OpenREALM icon indicating copy to clipboard operation
OpenREALM copied to clipboard

Frame poses with very large roll/pitch are not rejected causing excessive map sizes

Open zthorson opened this issue 5 years ago • 2 comments

If our tracking gets completely messed up and decides are frames are facing the horizon, the current system will still add them to the map. This drastically expands the map and can cause the system to run out of RAM and crash.

We should add one or more of the following:

  • Limit the maximum amount of RAM or size of the map to prevent this
  • Add a filter to avoid adding solutions with a high pitch/yaw
  • Throw away any obviously bad matches inside OpenVSlam itself

Since the mapping system is expected to be used in a nearly NADIR configuration, setting up a rejection for images that are far off NADIR would likely be the most straightforward.

zthorson avatar Jan 06 '21 19:01 zthorson

@zthorson: In general I agree, we only need to make sure that the "mapping plane" scenario is not affected. I'd like to see more people use it in plane configuration in the future as it is the better suited hardware for fast and large scale mapping in my opinion. One might argue that you won't use the images at the turning points anyway due to the large distortions, but I am not really experienced with planes. So not exactly sure how to design it flexible, yet robust.

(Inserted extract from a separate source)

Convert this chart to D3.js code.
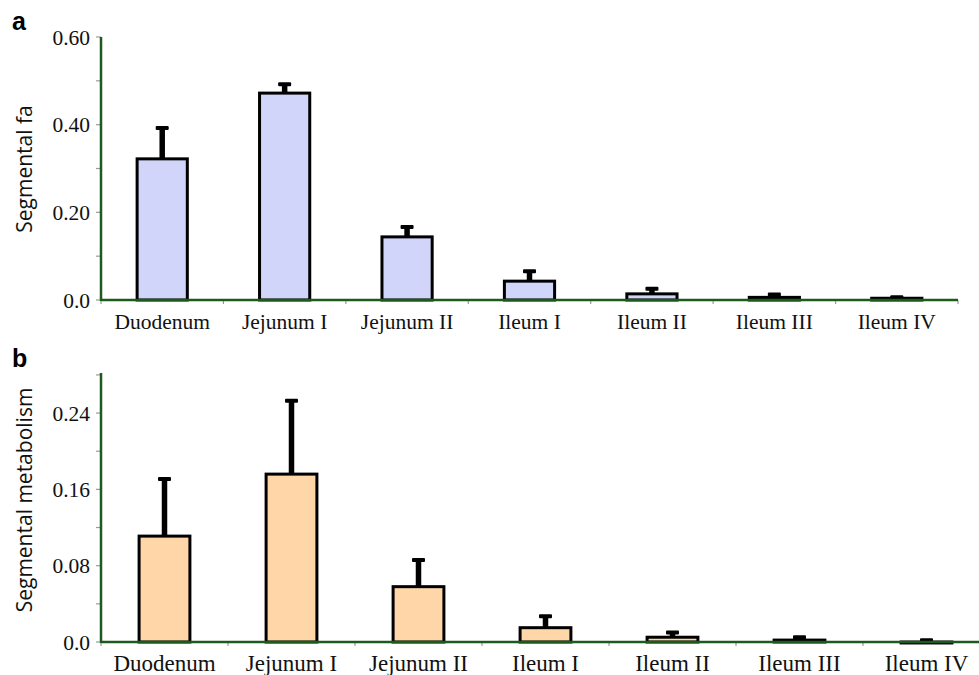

laxnpander avatar Jan 07 '21 08:01 laxnpander

@laxnpander We have flown quite a few flights with a PHX plane and run direct referencing on it. In our experience with it the images during a turn or more likely to be blurry as well as have much lower GSD than the user is interested in. We typically have thrown them out, or only used those at the beginning and end with the roll/pitch was less than 30 degrees.

That said, if you want it to be more general, it could be a user settable threshold. Say if the post comes back X degrees past NADIR, don't publish / use the frame for mapping or mosaics. Then if a user really wanted to use oblique imagery, they would just set the threshold higher.

However, heavily oblique images will still take a VERY large amount of RAM with the mosaic approach being used.

zthorson avatar Jan 07 '21 18:01 zthorson

No plans on fixing this in the forseeable future.